Lake Adger marina to be dredged soon
State plans to dredge the access point before Memorial Day
MILL SPRING—The marina at Lake Adger, which has been slowly filling up with silt from the Green River should be dredged soon.
The Polk County Board of Commissioners heard from Gary Gardner, with the North Carolina Wildlife Resources Commission recently about the schedule.
Polk County Manager Marche Pittman said this week that the state will be doing spot dredging and plans to hire a local contractor. The state was talking about doing another, more detailed dredging plan this year, but have to get a permit with the Army Corp of Engineers so that is going to take more time.
Gardner said the goal is to have some dredging done by the boating season, which begins Memorial Day at the end of May.
Commissioner Chair Tommy Melton asked if any of the dredging would cost any money to the county.
Gardner said the dredging will cost no county dollars.
Gardner said the state discovered it needs an individual permit for major dredging and regular maintenance, which takes about a year and includes public input.

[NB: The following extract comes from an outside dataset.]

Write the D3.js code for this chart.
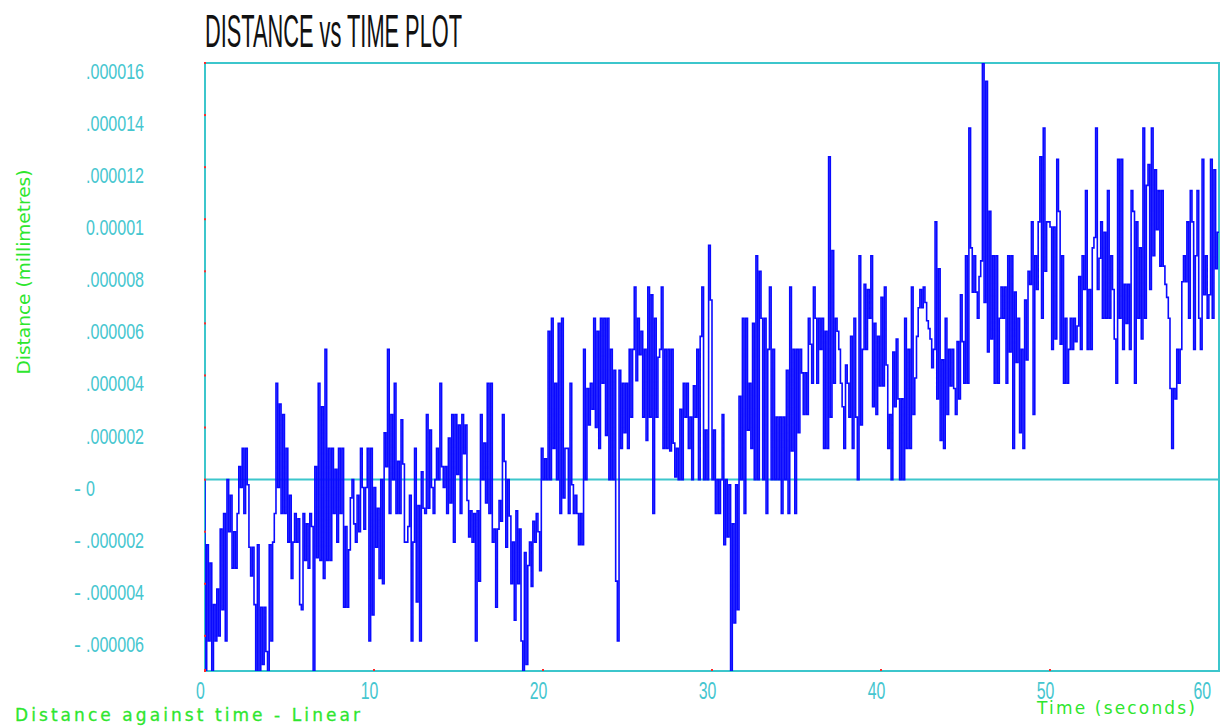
<!DOCTYPE html>
<html>
<head>
<meta charset="utf-8">
<script src="https://cdn.jsdelivr.net/npm/d3@7"></script>
<style>
html,body{margin:0;padding:0;background:#ffffff;overflow:hidden}
</style>
</head>
<body>
<svg id="chart" width="1220" height="726"></svg>
<script>
// ---------------- data ----------------
const chartTitle = "DISTANCE vs TIME PLOT";
const xAxisTitle = "Time (seconds)";
const yAxisTitle = "Distance (millimetres)";
const footnote = "Distance against time - Linear";
const sampleInterval = 0.1; // seconds between samples
const xTicks = [0, 10, 20, 30, 40, 50, 60];
const xTickLabels = ["0", "10", "20", "30", "40", "50", "60"];
// tick values in units of 0.000001 mm
const yTicks = [16, 14, 12, 10, 8, 6, 4, 2, 0, -2, -4, -6];
const yTickLabels = [".000016", ".000014", ".000012", "0.00001", ".000008", ".000006", ".000004", ".000002", "-0", "-.000002", "-.000004", "-.000006"];
// distance samples in units of 0.000001 mm, one per 0.1 s (each row = one second)
const distance = [
 0,-7.4,-2.5,-6.2,-3.2,-7.4,-4.8,-6.2,-4.2,-6.0,
 -1.9,-5.0,-1.3,-6.2,0,-2.0,-0.6,-3.4,-2.0,-3.4,
 -1.3,0.5,-0.3,1.2,-1.3,1.2,-0.2,-2.6,-3.7,-2.6,
 -4.8,-7.4,-2.5,-7.4,-4.9,-7.1,-4.9,-6.6,-7.4,-2.5,
 -6.2,-2.4,-1.3,3.7,-0.3,2.9,-1.3,2.5,-1.3,1.2,
 -2.4,-0.6,-3.8,-2.4,-1.3,-2.4,-1.5,-4.8,-5.0,-1.3,
 -3.1,-1.7,-3.4,-1.3,-1.8,-7.4,0.5,-3.0,3.7,-3.1,
 2.8,-3.8,5.0,-3.1,1.2,-3.1,1.2,-1.3,0.4,-2.4,
 1.2,-1.3,1.2,-4.9,-1.8,-4.9,-2.7,-0.7,0,-1.7,
 -2.4,-0.6,-2.0,1.2,-0.3,-1.9,-0.3,1.2,-6.2,1.2,
 -5.2,-0.3,-2.6,-1.1,-3.8,0,-4.0,1.8,0.5,5.0,
 -1.3,2.5,0,3.7,-1.3,0.7,-1.3,2.3,0.6,-2.4,
 -2.4,-1.8,-0.6,-6.2,-2.4,1.2,-4.7,-1.0,-6.2,0.3,
 -1.1,-1.3,2.5,-1.1,1.9,-0.3,-1.3,0,1.2,0,
 3.7,0.5,-0.3,0.5,-1.3,1.6,-0.9,2.5,-2.4,2.5,
 0.2,2.1,-1.3,2.5,1.0,2.1,-0.8,-2.2,-1.2,-2.4,
 -1.3,-6.2,-1.2,-3.9,2.5,0,1.4,-0.9,3.7,-1.3,
 3.7,-2.4,-1.9,-4.9,-1.9,-0.8,-1.6,2.5,0.7,-2.6,
 0,-1.4,-4.0,-2.4,-5.4,-1.2,-4.0,-1.9,-6.2,-7.4,
 -2.8,-7.1,-3.3,-2.4,-4.1,-1.6,-2.4,-1.3,-2.0,-3.5,
 1.2,0,0.8,0,5.7,0,6.2,1.2,3.7,0,
 6.0,-1.3,6.2,-0.7,1.2,1.2,-1.3,3.7,-0.2,-1.3,
 -0.6,-1.3,-2.5,-1.3,-2.5,5.0,0,3.5,2.1,3.7,
 2.7,6.2,2.0,5.7,1.2,6.2,3.7,6.2,1.7,6.2,
 0,5.0,0,4.2,-3.9,-6.2,4.2,1.2,3.7,1.8,
 3.7,1.2,5.0,2.4,5.0,7.4,3.8,6.2,4.8,5.7,
 2.4,5.0,1.5,7.4,2.4,7.1,-1.3,6.2,2.4,4.7,
 5.0,7.4,1.2,5.0,1.2,5.0,1.1,5.0,1.4,0.1,
 1.2,0,2.7,0,3.7,2.4,3.7,1.2,2.4,0,
 3.6,2.4,5.0,0,5.5,7.4,0,1.9,0,9.0,
 6.9,0,1.9,-1.3,0,-1.3,0,2.5,-2.5,0,
 -2.2,-0.2,-7.4,-1.7,-5.5,-0.2,-5.0,3.2,0,6.2,
 -1.3,6.2,1.9,3.7,1.2,6.0,0,8.6,0,8.0,
 6.2,0,6.2,-1.3,5.0,7.4,0,5.0,0,2.4,
 0,2.4,-1.3,2.4,0,4.2,-1.3,7.4,1.1,5.0,
 -1.3,5.0,1.8,5.0,4.1,2.5,4.1,2.5,6.2,5.2,
 3.7,7.4,6.2,3.7,6.2,5.0,6.2,1.2,5.7,1.2,
 12.4,2.4,8.8,3.7,6.2,5.7,5.0,3.7,2.8,1.2,
 4.4,3.7,2.4,5.5,1.2,6.2,2.4,0,8.6,2.1,
 5.0,7.5,5.0,7.3,6.2,8.6,2.8,6.0,2.5,5.5,
 3.6,7.0,3.6,7.4,4.4,1.2,2.5,0,4.9,2.8,
 5.4,3.1,0,3.1,0,6.2,1.2,5.0,1.2,7.4,
 2.5,3.9,5.5,6.6,7.3,6.6,7.4,6.8,6.1,5.8,
 5.4,4.3,5.0,9.9,3.1,8.1,1.5,4.6,1.2,6.2,
 2.5,5.0,3.6,5.0,3.5,2.5,5.3,3.1,7.1,5.3,
 3.7,8.6,3.7,13.5,8.9,7.2,8.6,7.2,6.2,7.8,
 8.4,16.0,6.8,15.3,4.9,10.3,5.4,8.6,3.7,8.6,
 3.7,6.2,7.4,6.2,7.4,3.7,8.6,4.9,8.6,1.2,
 7.2,4.5,6.2,1.8,5.0,1.2,6.9,4.6,8.0,7.5,
 9.9,2.5,8.6,7.3,9.9,12.4,6.2,13.5,8.0,9.9,
 9.9,9.7,5.0,9.7,5.4,12.3,10.3,5.2,8.6,3.7,
 6.2,3.7,5.0,6.2,5.0,6.2,5.3,5.9,7.8,5.0,
 8.6,7.3,11.1,5.0,7.3,5.0,8.9,9.3,13.5,7.3,
 8.5,9.9,6.2,9.5,6.2,11.1,6.2,8.6,7.3,5.4,
 3.7,12.3,6.2,12.3,5.0,7.5,6.0,7.5,5.0,11.1,
 10.3,3.7,9.9,6.2,8.9,5.4,13.5,6.2,11.3,12.1,
 7.3,13.5,8.6,11.9,9.6,11.1,8.2,11.1,8.2,7.5,
 7.0,6.2,3.5,1.2,3.5,3.1,5.0,3.7,5.0,7.6,
 8.6,7.6,9.9,6.2,11.1,9.9,5.0,8.6,11.1,6.2,
 5.0,12.3,7.1,8.6,6.2,7.1,12.3,6.2,11.9,8.1,
 9.5
];

// ---------------- drawing ----------------
(function () {
const svg = d3.select("#chart");
const cyan = "#3cc6cc";
const labelCyan = "#45c6cf";
const green = "#2ee62e";
const pLeft = 205, pRight = 1219, pTop = 63, pBottom = 671;

const x = d3.scaleLinear().domain([0, 60]).range([pLeft, pRight]);
const y = d3.scaleLinear().domain([-7.35, 16]).range([pBottom, pTop]);

function condense(sel, factor) {
  sel.each(function () {
    const L = this.getComputedTextLength();
    this.setAttribute("textLength", L * factor);
    this.setAttribute("lengthAdjust", "spacingAndGlyphs");
  });
}

// title
svg.append("text")
  .attr("x", pLeft).attr("y", 47)
  .attr("font-family", "Liberation Sans, Arial, sans-serif")
  .attr("font-size", 47)
  .attr("fill", "#111")
  .attr("textLength", 257).attr("lengthAdjust", "spacingAndGlyphs")
  .text(chartTitle);

// clip
svg.append("defs").append("clipPath").attr("id", "plotclip")
  .append("rect").attr("x", pLeft).attr("y", pTop).attr("width", pRight - pLeft + 1).attr("height", pBottom - pTop);

// frame
svg.append("rect")
  .attr("x", pLeft).attr("y", pTop).attr("width", pRight - pLeft).attr("height", pBottom - pTop)
  .attr("fill", "none").attr("stroke", cyan).attr("stroke-width", 2);

// zero line
svg.append("line")
  .attr("x1", pLeft).attr("x2", pRight).attr("y1", y(0)).attr("y2", y(0))
  .attr("stroke", cyan).attr("stroke-width", 2);

// data line
const series = distance.map((v, i) => ({ t: i * sampleInterval, v }));
const line = d3.line().x(d => x(d.t)).y(d => y(d.v)).curve(d3.curveStepBefore);
svg.append("path")
  .datum(series)
  .attr("clip-path", "url(#plotclip)")
  .attr("d", line)
  .attr("fill", "none")
  .attr("stroke", "#0a0aff")
  .attr("stroke-width", 1.6);

// red tick marks
const tickG = svg.append("g");
yTicks.concat([y.domain()[0]]).forEach(v => {
  tickG.append("rect").attr("x", pLeft - 1).attr("y", y(v) - 1).attr("width", 2).attr("height", 2).attr("fill", "#ff2a2a");
});
xTicks.slice(0, -1).forEach(v => {
  tickG.append("rect").attr("x", x(v) - 1).attr("y", pBottom - 2).attr("width", 2).attr("height", 2).attr("fill", "#ff2a2a");
});

// y tick labels
const yl = svg.append("g")
  .attr("font-family", "Liberation Sans, Arial, sans-serif")
  .attr("font-size", 22)
  .attr("fill", labelCyan);
yTicks.forEach((v, i) => {
  const lab = yTickLabels[i];
  const neg = lab.startsWith("-");
  const num = neg ? lab.slice(1) : lab;
  const base = y(v) + 16;
  if (neg) {
    yl.append("text").attr("x", 74).attr("y", base).text("-").call(condense, 0.95);
  }
  yl.append("text").attr("x", 86).attr("y", base).text(num).call(condense, 0.73);
});

// x tick labels
const xl = svg.append("g")
  .attr("font-family", "Liberation Sans, Arial, sans-serif")
  .attr("font-size", 24)
  .attr("fill", labelCyan);
xTicks.forEach((v, i) => {
  const last = i === xTicks.length - 1;
  xl.append("text")
    .attr("x", last ? 1211 : x(v) - 4.5)
    .attr("y", 699)
    .attr("text-anchor", last ? "end" : "middle")
    .text(xTickLabels[i])
    .call(condense, 0.66);
});

// axis titles
svg.append("text")
  .attr("transform", "translate(30,272) rotate(-90)")
  .attr("text-anchor", "middle")
  .attr("font-family", "DejaVu Sans, Verdana, sans-serif")
  .attr("font-size", 17)
  .attr("fill", green)
  .attr("textLength", 205).attr("lengthAdjust", "spacingAndGlyphs")
  .text(yAxisTitle);

svg.append("text")
  .attr("x", 1037).attr("y", 714)
  .attr("font-family", "DejaVu Sans, Verdana, sans-serif")
  .attr("font-size", 17)
  .attr("fill", green)
  .attr("textLength", 158).attr("lengthAdjust", "spacing")
  .text(xAxisTitle);

svg.append("text")
  .attr("x", 15).attr("y", 721)
  .attr("font-family", "DejaVu Sans, Verdana, sans-serif")
  .attr("font-size", 17)
  .attr("fill", green)
  .attr("stroke", green).attr("stroke-width", 0.3)
  .attr("textLength", 345).attr("lengthAdjust", "spacing")
  .text(footnote);
})();
</script>
</body>
</html>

During citizen comments, Lake Adger resident Irene LeCourt questioned why it has been two years and nothing has been done to dredge the main channel of Lake Adger and why there have been no meetings with the Lake Adger Property Owners’ Association. She also said there is state funding approved for Lake Adger Dam repairs and asked why state funding has not been requested for the Lake Adger Dam. LeCourt said the governor has budgeted $127 million for repairs to dams with no allocations to Polk County.
“Are we so rich we don’t need any of this state and federal funding,” LeCourt asked.
The county has since asked the state for funding.
Commissioner Myron Yoder told LeCourt that he know it is frustrating regarding the dredging of the lake. He said he figured when he came into office the county would have it done within a year but it just does not work that way.
“We want more for less,” Yoder said.
Yoder said the sedimentation up the river is a separate issue and there are people working on it.
“I promise you we’re working on it,” Yoder said.
Commissioner Ray Gasperson asked Gardner if the state projected the next three, five or 10 years, how much sedimentation can be removed from the lake.
Gardner said the state’s focus is just the channel from the boat ramp to the main part of the lake. He said that’s the legal obligation.
“The county and property owners have a much larger problem long term,” Gardner said.
Gardner also said the individual permit will give the state a lot more flexibility for long term dredging needs.